Dan had intended to get an early night, call Mike before breakfast and then let the events of a new day occupy him while his subconscious dealt with whatever answer his question received, but it hadn’t worked. He’d tossed and turned for a couple of hours, his mind filled with jumbled images of Susan, the dark-haired man on the yacht, Jimmy Fulton, and the red-haired woman with the dog, until finally he had given up any attempt at sleep. He got up, found a Stan Getz CD, took a beer out of the fridge and padded barefoot out onto the aft deck to let the night and the music quiet his brain. He was still there at two-thirty in the morning, the CD and the beer long finished, as he watched Walker’s tiny vessel glide up to the swim grid.

“I see you’re still keeping the same weird hours,” Dan said as he walked over to the stern rail to watch Walker tie up his canoe and pull himself up onto the grid. Dan didn’t offer any assistance. He’d learned several years ago that any such an offer would be unwelcome.

“Looks like you’re keeping the same ones,” Walker replied a few minutes later as he lowered himself onto one of the bench seats and leaned back against the rail. “That’s too bad. I was kind of looking forward to waking you up.”

Dan smiled. “Good to see you too Walker. Is this a social visit or is there something you need help with?”

Walker didn’t answer right away. He turned his head and looked out over the breakwater towards the dark waters of Broughton Strait and the darker mass of Malcolm Island beyond, his eyes lifting to follow the jagged peaks of the mountains over on the mainland. It was several minutes later when he looked back at Dan.

“I guess it’s kind of both. The old man sent me here, but it’s good to see you too.”

It was Dan’s turn to pause. Walker had always been reclusive, and while they had become more and more comfortable with each other in the brief times they had spent in each other’s company over the past few years, Walker had never acknowledged any kind of friendship between them. To hear him do so now sparked an unexpected surge of warmth.

“Thanks,” Dan mumbled, not quite sure how to respond to the gift Walker had offered, but pleased it had been given. Speaking quickly in order to hide his discomfort, he returned to safer ground. “What old man are you talking about?”

Walker smiled. “Never met him before,” he answered. “Took him a long time to find me. He had to travel a long way. Went to Yalis—that’s Alert Bay to you—and searched out my family.
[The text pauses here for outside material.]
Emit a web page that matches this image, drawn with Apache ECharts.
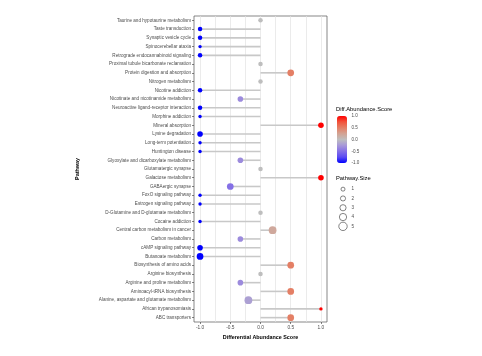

Finally got my cousin to come out and get me.”

“And?” Dan asked patiently. “What did he want?”

“Wanted me to come and ask you to help.”

Dan stared at him. Walker was usually both laconic and direct. This unwillingness to get to the point was something new.

“Get me to help with what?”

Walker straightened up and leaned forward, his voice hardening as his eyes focused intently on Dan’s face. “He wants you to find out what happened to the two Banks Inlet men who have gone missing.”